====== Data entries ======

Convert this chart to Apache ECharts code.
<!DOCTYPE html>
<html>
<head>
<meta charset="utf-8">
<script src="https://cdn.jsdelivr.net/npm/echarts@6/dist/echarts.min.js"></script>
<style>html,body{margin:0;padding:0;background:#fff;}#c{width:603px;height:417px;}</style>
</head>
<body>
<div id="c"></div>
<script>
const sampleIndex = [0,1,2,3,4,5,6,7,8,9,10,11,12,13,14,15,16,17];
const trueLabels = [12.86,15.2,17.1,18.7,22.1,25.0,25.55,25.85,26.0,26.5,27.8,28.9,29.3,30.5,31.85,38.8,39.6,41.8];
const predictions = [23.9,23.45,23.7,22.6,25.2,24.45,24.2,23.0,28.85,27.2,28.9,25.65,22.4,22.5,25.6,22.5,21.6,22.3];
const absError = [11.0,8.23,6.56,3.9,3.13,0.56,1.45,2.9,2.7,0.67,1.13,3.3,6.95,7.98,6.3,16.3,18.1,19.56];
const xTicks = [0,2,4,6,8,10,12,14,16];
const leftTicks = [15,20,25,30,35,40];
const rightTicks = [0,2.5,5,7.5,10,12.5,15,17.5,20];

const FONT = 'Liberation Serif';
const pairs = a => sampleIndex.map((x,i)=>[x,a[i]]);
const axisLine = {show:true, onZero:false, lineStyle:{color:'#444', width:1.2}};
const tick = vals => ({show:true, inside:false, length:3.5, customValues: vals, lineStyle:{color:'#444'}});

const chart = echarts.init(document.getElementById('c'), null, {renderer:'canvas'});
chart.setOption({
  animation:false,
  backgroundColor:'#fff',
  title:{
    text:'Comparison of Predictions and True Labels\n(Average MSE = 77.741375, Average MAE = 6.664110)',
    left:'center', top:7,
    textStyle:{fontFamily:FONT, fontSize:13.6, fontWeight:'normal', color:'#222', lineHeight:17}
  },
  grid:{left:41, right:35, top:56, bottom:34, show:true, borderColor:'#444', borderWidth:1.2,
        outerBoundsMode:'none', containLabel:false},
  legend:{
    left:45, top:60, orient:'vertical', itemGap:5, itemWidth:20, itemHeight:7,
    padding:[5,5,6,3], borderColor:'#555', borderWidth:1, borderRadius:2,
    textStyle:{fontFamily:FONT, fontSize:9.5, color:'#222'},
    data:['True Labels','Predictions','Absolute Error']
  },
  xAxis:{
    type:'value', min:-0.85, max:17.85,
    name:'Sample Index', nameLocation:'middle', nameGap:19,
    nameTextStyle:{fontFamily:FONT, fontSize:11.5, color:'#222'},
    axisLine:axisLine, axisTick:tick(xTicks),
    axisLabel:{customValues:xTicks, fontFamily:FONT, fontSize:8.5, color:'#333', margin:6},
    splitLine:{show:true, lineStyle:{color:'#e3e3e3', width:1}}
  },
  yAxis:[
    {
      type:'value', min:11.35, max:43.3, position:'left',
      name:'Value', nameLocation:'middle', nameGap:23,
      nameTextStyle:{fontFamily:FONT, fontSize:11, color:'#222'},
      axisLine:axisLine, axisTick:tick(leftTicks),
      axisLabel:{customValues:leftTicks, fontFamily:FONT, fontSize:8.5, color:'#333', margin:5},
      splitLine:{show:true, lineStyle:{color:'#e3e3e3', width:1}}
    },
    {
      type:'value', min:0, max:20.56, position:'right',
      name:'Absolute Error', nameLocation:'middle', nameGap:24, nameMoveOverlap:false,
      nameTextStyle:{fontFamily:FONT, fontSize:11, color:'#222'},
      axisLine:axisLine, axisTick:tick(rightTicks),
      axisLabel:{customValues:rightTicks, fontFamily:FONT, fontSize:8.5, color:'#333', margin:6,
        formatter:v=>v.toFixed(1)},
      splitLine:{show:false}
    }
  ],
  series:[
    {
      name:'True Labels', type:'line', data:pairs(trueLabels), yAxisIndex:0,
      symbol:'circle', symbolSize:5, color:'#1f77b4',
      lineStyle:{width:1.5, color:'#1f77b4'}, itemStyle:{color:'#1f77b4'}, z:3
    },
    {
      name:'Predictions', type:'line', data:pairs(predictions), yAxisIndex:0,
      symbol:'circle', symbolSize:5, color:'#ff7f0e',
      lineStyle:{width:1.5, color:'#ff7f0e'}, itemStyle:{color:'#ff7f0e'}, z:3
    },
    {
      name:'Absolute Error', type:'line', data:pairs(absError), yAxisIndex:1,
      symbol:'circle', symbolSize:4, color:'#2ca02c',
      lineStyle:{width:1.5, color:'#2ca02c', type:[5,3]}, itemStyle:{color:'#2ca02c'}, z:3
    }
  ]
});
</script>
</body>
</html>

======
====== Data entries ======

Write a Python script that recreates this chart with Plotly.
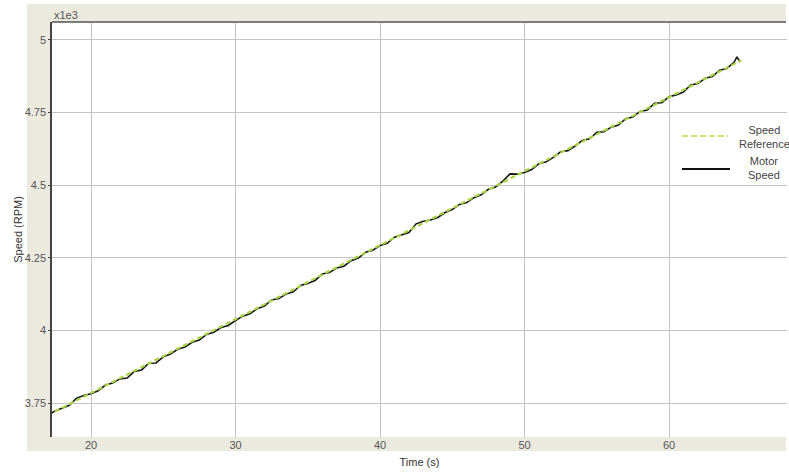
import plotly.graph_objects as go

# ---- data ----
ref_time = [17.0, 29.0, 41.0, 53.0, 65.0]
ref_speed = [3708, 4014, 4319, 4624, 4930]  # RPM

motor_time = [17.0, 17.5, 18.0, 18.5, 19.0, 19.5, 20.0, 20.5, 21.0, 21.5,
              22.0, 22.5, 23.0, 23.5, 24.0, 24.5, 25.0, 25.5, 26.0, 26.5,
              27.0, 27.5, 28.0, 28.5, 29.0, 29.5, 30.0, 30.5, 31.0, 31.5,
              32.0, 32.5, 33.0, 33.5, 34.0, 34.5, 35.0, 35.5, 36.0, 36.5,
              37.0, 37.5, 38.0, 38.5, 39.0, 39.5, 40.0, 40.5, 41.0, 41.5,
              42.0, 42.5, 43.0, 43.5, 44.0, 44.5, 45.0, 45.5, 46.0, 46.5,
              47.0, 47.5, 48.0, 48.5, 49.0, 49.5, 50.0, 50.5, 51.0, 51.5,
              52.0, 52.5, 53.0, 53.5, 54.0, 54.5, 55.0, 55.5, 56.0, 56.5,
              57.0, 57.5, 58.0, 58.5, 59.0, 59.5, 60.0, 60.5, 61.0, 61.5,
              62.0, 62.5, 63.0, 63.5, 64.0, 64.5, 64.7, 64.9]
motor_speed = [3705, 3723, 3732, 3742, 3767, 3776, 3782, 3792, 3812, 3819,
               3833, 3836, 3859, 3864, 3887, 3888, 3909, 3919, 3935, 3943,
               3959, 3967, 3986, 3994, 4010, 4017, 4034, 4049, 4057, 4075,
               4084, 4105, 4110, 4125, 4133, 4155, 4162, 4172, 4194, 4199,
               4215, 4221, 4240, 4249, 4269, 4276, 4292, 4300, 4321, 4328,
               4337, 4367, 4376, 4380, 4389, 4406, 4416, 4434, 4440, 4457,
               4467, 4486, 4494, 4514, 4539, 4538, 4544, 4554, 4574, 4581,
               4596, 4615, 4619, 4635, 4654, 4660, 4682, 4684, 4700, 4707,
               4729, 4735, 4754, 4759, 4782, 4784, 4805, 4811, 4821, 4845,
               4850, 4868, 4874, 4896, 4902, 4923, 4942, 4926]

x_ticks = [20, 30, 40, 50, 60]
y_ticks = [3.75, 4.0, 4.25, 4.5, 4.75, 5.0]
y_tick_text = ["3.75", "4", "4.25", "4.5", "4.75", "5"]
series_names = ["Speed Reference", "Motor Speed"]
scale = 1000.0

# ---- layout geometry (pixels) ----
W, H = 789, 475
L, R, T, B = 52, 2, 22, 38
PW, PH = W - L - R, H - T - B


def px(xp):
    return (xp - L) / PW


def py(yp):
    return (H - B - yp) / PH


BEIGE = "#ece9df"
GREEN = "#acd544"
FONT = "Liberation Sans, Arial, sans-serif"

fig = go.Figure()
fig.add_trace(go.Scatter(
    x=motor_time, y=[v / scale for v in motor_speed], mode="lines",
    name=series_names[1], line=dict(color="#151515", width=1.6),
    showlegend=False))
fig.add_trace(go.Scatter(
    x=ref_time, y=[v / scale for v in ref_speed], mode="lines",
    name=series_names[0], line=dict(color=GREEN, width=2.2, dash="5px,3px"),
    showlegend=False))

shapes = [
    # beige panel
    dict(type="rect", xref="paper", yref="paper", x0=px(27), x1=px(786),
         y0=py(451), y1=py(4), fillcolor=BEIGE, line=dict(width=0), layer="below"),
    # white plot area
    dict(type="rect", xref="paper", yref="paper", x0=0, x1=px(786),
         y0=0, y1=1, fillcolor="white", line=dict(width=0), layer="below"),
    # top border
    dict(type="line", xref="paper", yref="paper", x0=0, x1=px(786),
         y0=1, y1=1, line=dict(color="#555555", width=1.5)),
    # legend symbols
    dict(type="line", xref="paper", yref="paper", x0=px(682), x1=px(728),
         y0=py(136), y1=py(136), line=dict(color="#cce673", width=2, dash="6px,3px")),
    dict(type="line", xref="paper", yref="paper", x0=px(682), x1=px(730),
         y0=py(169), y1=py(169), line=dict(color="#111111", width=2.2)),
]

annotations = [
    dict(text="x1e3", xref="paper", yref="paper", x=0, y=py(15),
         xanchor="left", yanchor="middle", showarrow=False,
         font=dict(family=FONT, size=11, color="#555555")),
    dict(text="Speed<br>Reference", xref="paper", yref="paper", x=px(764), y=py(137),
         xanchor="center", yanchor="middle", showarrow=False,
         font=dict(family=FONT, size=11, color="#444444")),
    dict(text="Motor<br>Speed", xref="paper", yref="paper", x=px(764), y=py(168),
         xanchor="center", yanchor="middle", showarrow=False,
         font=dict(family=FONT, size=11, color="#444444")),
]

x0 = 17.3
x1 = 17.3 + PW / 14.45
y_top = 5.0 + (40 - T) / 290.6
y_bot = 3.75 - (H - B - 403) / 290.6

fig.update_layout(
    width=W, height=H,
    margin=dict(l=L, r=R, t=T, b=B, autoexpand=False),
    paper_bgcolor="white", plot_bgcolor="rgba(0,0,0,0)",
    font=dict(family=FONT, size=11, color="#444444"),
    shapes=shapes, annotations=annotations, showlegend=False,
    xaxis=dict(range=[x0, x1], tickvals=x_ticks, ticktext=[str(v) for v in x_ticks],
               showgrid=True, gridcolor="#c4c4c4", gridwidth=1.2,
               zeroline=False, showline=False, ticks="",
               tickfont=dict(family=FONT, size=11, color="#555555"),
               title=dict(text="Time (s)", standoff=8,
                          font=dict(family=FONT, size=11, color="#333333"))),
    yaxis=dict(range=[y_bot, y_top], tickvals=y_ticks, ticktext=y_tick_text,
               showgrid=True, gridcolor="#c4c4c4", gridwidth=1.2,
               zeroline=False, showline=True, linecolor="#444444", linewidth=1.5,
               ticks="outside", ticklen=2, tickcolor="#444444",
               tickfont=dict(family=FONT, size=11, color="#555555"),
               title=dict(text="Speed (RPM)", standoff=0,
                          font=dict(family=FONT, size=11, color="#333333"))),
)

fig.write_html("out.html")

======

# [Written problem]
Give back exactly the lines from the one containing "Write a Python" to the one containing "ref_speed = [3708, 4014, 4319, 4624, 4930]", both included, and no pictures.

# [Result of the task]
Write a Python script that recreates this chart with Plotly.
import plotly.graph_objects as go

# ---- data ----
ref_time = [17.0, 29.0, 41.0, 53.0, 65.0]
ref_speed = [3708, 4014, 4319, 4624, 4930]  # RPM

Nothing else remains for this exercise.